Here’s how The Hill reports it:
The candidate called Deez Nuts — who has filed with the Federal Election Commission (FEC) to run for president — is actually a 15-year-old from Iowa named Brady Olson, according to the Daily Beast.
The high school sophomore said he was inspired by news that Limberbutt McCubbins, a Kentucky cat, had filed paperwork for run for president.
Deez Nuts became a social media phenomenon after a Public Policy Polling survey of North Carolina released Wednesday showed that in a race with Democratic presidential front-runner Hillary Clinton and Republican leader Donald Trump, Deez Nuts would garner 9 percent support.
The polling by Public Policy Polling is what gave inside-the-beltway publication The Hill and other media the excuse to talk about a cat named Limberbutt McCubbins and a teenager named Deez Nuts.
The purpose is obvious: to ridicule the GOP presidential field.
Putting a non-qualified joke candidate on a poll is such a clear violation of professional responsibility by PPP, that it should be a career-ending move for the Democrat-aligned firm. A quick survey of headlines, however, shows that the mockery has found a ready audience in the press.
The CBC trumpeted “Deez Nuts could give Donald Trump a run for his money in U.S. presidential race.” A headline on the Huffington Post’s Politics section blares “‘Deez Nuts’ Is/Are More Popular Than Most Republican Candidates: Poll.”

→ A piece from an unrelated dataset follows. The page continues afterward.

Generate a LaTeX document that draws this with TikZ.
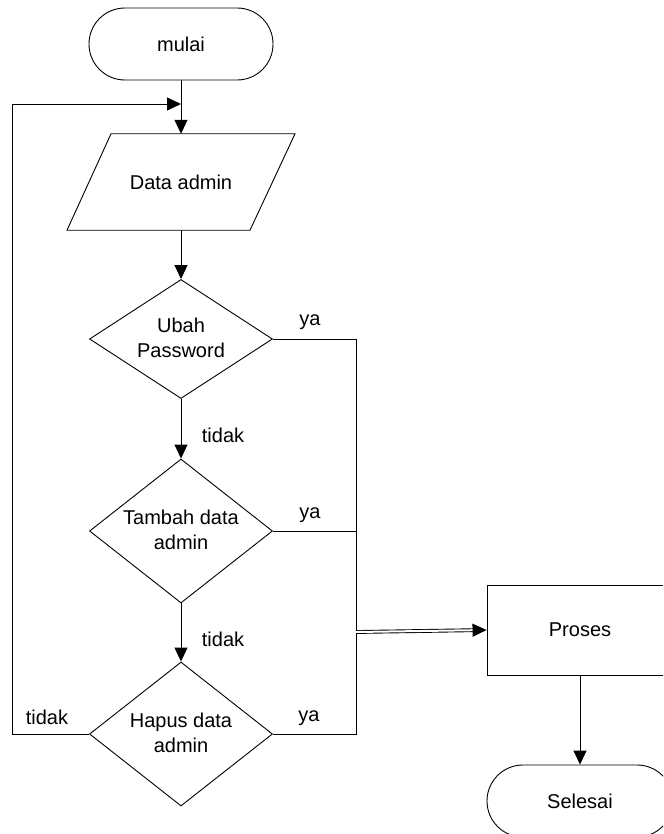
\documentclass[tikz,border=0pt]{standalone}
\usepackage{fontspec}
\setmainfont{Liberation Sans}
\usetikzlibrary{shapes.geometric,arrows.meta}
\begin{document}
\begin{tikzpicture}[x=1pt,y=-1pt,
  every node/.style={font=\fontsize{20}{25}\selectfont},
  line/.style={line width=0.9pt,draw=black},
  arr/.style={line, -{Triangle[length=14pt,width=13pt]}},
  terminal/.style={line, rectangle, rounded corners=35.9pt, minimum width=184pt, minimum height=72pt, inner sep=0pt},
  procbox/.style={line, rectangle, minimum width=186pt, minimum height=90pt, inner sep=0pt},
  decision/.style={line, diamond, inner sep=0pt, minimum width=183pt},
  lbl/.style={inner sep=0pt}
]
\clip (0,0) rectangle (663,834);
\fill[white] (0,0) rectangle (663,834);

% start
\node[terminal] (start) at (181,44) {mulai};

% input: parallelogram around the text node
\node[minimum width=140pt, minimum height=96pt, inner sep=0pt] (io) at (181,182) {Data admin};
\draw[line] ([xshift=-70pt]io.north) -- ([xshift=114pt]io.north)
  -- ([xshift=69pt]io.south) -- ([xshift=-114pt]io.south) -- cycle;

% decisions
\node[decision, minimum height=119pt] (d1) at (181,339) {};
\node[align=center, lbl] (t1) at (181,338) {Ubah\\Password};
\node[decision, minimum height=144pt] (d2) at (181,531) {};
\node[align=center, lbl] (t2) at (181,530) {Tambah data\\admin};
\node[decision, minimum height=144pt] (d3) at (181,734) {};
\node[align=center, lbl] (t3) at (181,733) {Hapus data\\admin};

% process and end
\node[procbox] (proc) at (580,630) {Proses};
\node[terminal, minimum width=186pt] (stop) at (580,801) {Selesai};

% junctions
\coordinate (loop) at (181,104);
\coordinate (j) at (356,632);

% main flow
\draw[arr] (start.south) -- (io.north);
\draw[arr] (io.south) -- (d1.north);
\draw[arr] (d1.south) -- (d2.north);
\draw[arr] (d2.south) -- (d3.north);
\draw[arr] (proc.south) -- (stop.north);

% return loop
\draw[arr] (d3.west) -- (12,734) -- (12,104) -- (loop);

% yes branches
\draw[line] (d1.east) -- (356,339) -- (356,734) -- (d3.east);
\draw[line] (d2.east) -- (356,531);
\draw[line, double, double distance=2pt, -{Triangle[length=14pt,width=13pt]}] (j) -- (proc.west);

% branch labels
\node[lbl] (ya1) at (310,322) {ya};
\node[lbl] (ya2) at (310,515) {ya};
\node[lbl] (ya3) at (309,718) {ya};
\node[lbl] (no1) at (223,435) {tidak};
\node[lbl] (no2) at (223,639) {tidak};
\node[lbl] (no3) at (47,717) {tidak};
\end{tikzpicture}
\end{document}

That HuffPo headline buries the fact that Deez Nuts is also outpolling most Democrat candidates, including Martin O’Malley. HuffPo reports it at the very bottom of the story. That would ruin the joke.

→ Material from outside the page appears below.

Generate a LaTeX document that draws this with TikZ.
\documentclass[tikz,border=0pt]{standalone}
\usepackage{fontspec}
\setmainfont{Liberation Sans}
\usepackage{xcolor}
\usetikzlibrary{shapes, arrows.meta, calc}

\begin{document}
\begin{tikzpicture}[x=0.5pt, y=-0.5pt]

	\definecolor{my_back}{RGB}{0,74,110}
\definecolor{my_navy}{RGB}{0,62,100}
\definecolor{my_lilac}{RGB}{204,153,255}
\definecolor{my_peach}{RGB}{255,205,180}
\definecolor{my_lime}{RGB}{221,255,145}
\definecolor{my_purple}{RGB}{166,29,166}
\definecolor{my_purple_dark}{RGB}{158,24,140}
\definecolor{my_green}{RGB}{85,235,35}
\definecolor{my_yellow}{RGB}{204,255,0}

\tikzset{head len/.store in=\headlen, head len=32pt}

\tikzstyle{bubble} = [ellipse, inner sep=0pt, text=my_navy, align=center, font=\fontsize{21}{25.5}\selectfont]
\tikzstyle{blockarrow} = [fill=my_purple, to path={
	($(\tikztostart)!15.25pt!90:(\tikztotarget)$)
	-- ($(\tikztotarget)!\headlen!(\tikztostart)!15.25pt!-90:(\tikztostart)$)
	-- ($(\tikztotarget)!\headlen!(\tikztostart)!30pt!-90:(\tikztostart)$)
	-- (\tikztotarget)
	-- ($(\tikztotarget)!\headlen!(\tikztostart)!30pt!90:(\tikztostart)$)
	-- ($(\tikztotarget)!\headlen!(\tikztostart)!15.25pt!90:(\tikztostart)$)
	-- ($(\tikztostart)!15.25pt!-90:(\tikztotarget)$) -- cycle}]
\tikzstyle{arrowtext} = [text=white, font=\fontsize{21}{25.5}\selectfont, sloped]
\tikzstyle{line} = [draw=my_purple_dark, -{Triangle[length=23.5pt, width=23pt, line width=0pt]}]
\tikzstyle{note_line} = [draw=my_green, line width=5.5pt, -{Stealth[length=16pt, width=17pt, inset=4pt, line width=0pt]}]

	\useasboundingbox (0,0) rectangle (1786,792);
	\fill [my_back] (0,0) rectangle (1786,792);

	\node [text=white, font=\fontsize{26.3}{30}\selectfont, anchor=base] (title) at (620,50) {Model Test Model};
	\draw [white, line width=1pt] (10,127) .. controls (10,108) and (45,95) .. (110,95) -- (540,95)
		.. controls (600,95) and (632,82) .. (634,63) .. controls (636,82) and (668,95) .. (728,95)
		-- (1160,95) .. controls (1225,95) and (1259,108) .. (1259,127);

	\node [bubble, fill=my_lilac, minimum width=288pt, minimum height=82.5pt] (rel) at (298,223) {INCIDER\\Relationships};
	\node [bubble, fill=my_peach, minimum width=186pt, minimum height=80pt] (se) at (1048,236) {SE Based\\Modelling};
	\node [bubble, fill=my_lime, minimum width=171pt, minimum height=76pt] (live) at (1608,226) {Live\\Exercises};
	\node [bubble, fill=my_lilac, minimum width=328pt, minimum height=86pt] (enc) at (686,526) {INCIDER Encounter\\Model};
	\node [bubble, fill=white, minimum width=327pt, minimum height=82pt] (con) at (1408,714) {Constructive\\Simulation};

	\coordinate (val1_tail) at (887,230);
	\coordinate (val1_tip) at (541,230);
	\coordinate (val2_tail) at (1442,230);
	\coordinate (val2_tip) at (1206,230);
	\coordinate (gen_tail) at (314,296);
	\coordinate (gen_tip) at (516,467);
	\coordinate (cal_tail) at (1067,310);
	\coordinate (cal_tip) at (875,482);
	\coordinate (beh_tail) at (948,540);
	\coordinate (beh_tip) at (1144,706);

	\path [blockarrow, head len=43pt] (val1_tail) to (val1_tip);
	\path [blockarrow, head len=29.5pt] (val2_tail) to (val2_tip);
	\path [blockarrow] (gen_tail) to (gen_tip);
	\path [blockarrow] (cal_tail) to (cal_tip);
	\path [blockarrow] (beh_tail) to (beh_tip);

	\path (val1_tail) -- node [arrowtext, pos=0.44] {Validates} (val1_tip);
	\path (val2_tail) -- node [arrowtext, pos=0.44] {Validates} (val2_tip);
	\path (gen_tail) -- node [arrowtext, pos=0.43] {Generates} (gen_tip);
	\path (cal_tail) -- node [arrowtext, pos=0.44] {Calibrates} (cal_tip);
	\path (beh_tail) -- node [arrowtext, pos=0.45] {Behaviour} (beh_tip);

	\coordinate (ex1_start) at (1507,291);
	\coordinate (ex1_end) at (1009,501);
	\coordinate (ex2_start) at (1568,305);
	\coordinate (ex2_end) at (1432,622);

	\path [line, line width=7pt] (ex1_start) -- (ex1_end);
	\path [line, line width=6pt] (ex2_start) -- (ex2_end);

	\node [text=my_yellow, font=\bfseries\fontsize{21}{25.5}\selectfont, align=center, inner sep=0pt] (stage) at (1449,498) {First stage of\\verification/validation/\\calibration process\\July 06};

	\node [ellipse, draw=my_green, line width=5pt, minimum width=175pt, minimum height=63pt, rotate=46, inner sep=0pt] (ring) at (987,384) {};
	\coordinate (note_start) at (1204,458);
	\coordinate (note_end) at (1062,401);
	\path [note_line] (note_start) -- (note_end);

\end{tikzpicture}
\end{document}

However, Public Policy Polling is no The Onion or “The Daily Show.” They tout themselves as a legitimate polling organization. Before they were talking about cats and teenagers, The Hill called PP “the most accurate pollster in 2012,” and that’s something they pride themselves on. As Breitbart News reported:
PPP had its employees call 957 respondents to ask their view of “Deez Nuts.” PPP touts its reputation as the most accurate polling firm in the 2012 election, though it performed rather poorly in 2014, when Democrats were surprised by Republicans’ strong showing in Senate races.
As a proud progressive organization, PPP is smug about being scientific. A look at PPP’s website shows that they look down their noses at other polling companies and portray themselves as more accurate.
Accurate polling requires the demographic breakdown of a survey to closely resemble the same breakdown for the population you are trying to measure. By beginning their surveys by asking for the “second oldest woman in the household” or some other criteria, traditional pollsters can manipulate their respondents during a poll in order to reach quotas for demographic groups like gender, race, age, etc. IVR polling does not allow PPP to set quotas beforehand, instead we have to work with the data after our survey. To achieve relatively accurate demographic breakdowns we employ weighting schemes.
There is no possible weighting scheme in political polling where including a joke candidate makes any sense, unless the goal is purely unprofessional ridicule.
The attempt to kickstart a meme is more proof of the desperate lengths establishment Democrat groups and their media friends will go to in order to derail serious discussion on issues.
At the end of the day, the joke is on them.